Agreed. Just as crazy as overusing it :)

I regularly use interfaces, partly to make unit testing easier. It's
not *that* common for me to require an abstract base class, however.
I'm not saying it doesn't happen, but it's certainly not a daily
occurrence.

Jon
 
raylopez99 said:
Yes, and as they always say in textbooks, which leaves you guessing,
"that will be left as a programming exercise for the reader".

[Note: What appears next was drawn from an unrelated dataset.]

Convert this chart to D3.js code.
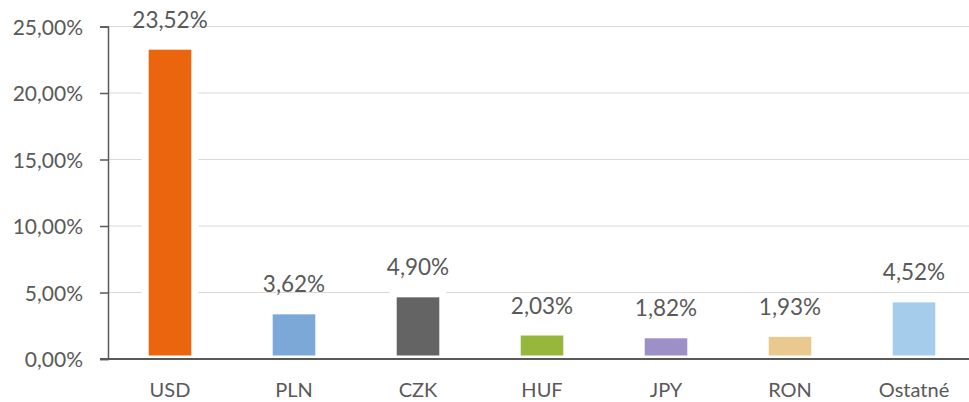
<!DOCTYPE html>
<html>
<head>
<meta charset="utf-8">
<script src="https://cdn.jsdelivr.net/npm/d3@7"></script>
<style>
    body { margin: 0; background: #fff; }
    text { font-family: Lato, "Open Sans", sans-serif; fill: #595959; }
</style>
</head>
<body>
<div id="chart"></div>
<script>
// chart data
const categories = ["USD", "PLN", "CZK", "HUF", "JPY", "RON", "Ostatné"];
const shares = [23.52, 3.62, 4.90, 2.03, 1.82, 1.93, 4.52];
const barColors = ["#EA650E", "#7BA8D6", "#646464", "#97B63C", "#9C90C6", "#EAC98E", "#A5CCEB"];
const yTicks = [0, 5, 10, 15, 20, 25];

const fmt = v => d3.format(".2f")(v).replace(".", ",") + "%";

let width = 969, height = 402;
let margin = {top: 26.5, right: -7, bottom: 43, left: 108};
let innerW = width - margin.left - margin.right;
let innerH = height - margin.top - margin.bottom;

let svg = d3.select("#chart").append("svg")
    .attr("width", width)
    .attr("height", height);

let g = svg.append("g")
    .attr("transform", "translate(" + margin.left + "," + margin.top + ")");

let x = d3.scaleBand()
    .domain(categories)
    .range([0, innerW])
    .paddingInner(0.6)
    .paddingOuter(0.3);

let y = d3.scaleLinear()
    .domain([0, 25])
    .range([innerH, 0]);

// gridlines
g.selectAll(".grid")
    .data(yTicks.filter(d => d > 0))
    .enter()
    .append("line")
    .attr("class", "grid")
    .attr("x1", 0)
    .attr("x2", innerW)
    .attr("y1", d => y(d))
    .attr("y2", d => y(d))
    .attr("stroke", "#D9D9D9")
    .attr("stroke-width", 1);

// bars (white border hides gridline around the bar)
g.selectAll(".bar")
    .data(shares)
    .enter()
    .append("rect")
    .attr("class", "bar")
    .attr("x", (d, i) => x(categories[i]))
    .attr("y", d => y(d))
    .attr("width", x.bandwidth())
    .attr("height", d => innerH - y(d))
    .attr("fill", (d, i) => barColors[i])
    .attr("stroke", "#fff")
    .attr("stroke-width", 7);

// data labels
g.selectAll(".label")
    .data(shares)
    .enter()
    .append("text")
    .attr("class", "label")
    .attr("x", (d, i) => x(categories[i]) + x.bandwidth() / 2)
    .attr("y", d => y(d) - 18.5)
    .attr("text-anchor", "middle")
    .style("font-size", "22.5px")
    .text(d => fmt(d));

// y axis
let yAxis = d3.axisLeft(y)
    .tickValues(yTicks)
    .tickSize(8)
    .tickPadding(17)
    .tickFormat(d => fmt(d));

let yAxisGroup = g.append("g").call(yAxis);
yAxisGroup.select(".domain").attr("stroke", "#595959").attr("stroke-width", 1.5);
yAxisGroup.selectAll(".tick line").attr("stroke", "#595959").attr("stroke-width", 1.5);
yAxisGroup.selectAll(".tick text")
    .style("font-size", "21px")
    .attr("dy", "0.36em");

// x axis
let xAxis = d3.axisBottom(x)
    .tickSize(0)
    .tickPadding(24);

let xAxisGroup = g.append("g")
    .attr("transform", "translate(0," + innerH + ")")
    .call(xAxis);
xAxisGroup.select(".domain")
    .attr("d", "M-8,0H" + innerW)
    .attr("stroke", "#595959")
    .attr("stroke-width", 2);
xAxisGroup.selectAll(".tick text").style("font-size", "20px");
</script>
</body>
</html>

Yes. Well, C# interface inheritance certainly could mirror some C++
multiple inheritance code. One class inheriting from multiple "classes"
from the "layer" directly above (not one classe inheriting from multiple
layers above, one class at a time.)
Personally, I don't like inheritance, unless you need runtime
polymorphism using a base class reference. I don't like even single
inheritance, as it seems to be less flexible than a composition or
nested class. Everything is "HAS-A" but few things are "IS-A" it
seems to me.

Really? A car is a vehicle. A dog is an animal. I run into very many
examples.
BTW an excellent book--that I'm slowly working through--is this book
on class construction: "Design Patterns" by Gamma et al. (forward by
Grady Booch) (1977, 1995). You learn about cool classes like the
"Singleton", which by now is pretty well known, and other such
constructs.

That is a famous and influential book. But like many things that were the
original, there might be better, newer books to learn from.
 
There's one difference which can be really handy (and is completely
unrelated to true multiple inheritance): a nested class has access to
private members in its enclosing class. There are various situations
where that's incredibly useful.

Yes, I noticed this trick used in some code I was viewing the other
day now that you mention it. The nested class, to use C++
terminology, is a sort of "friend" of the enclosing class, with access
to all private variables and member functions of the enclosing class.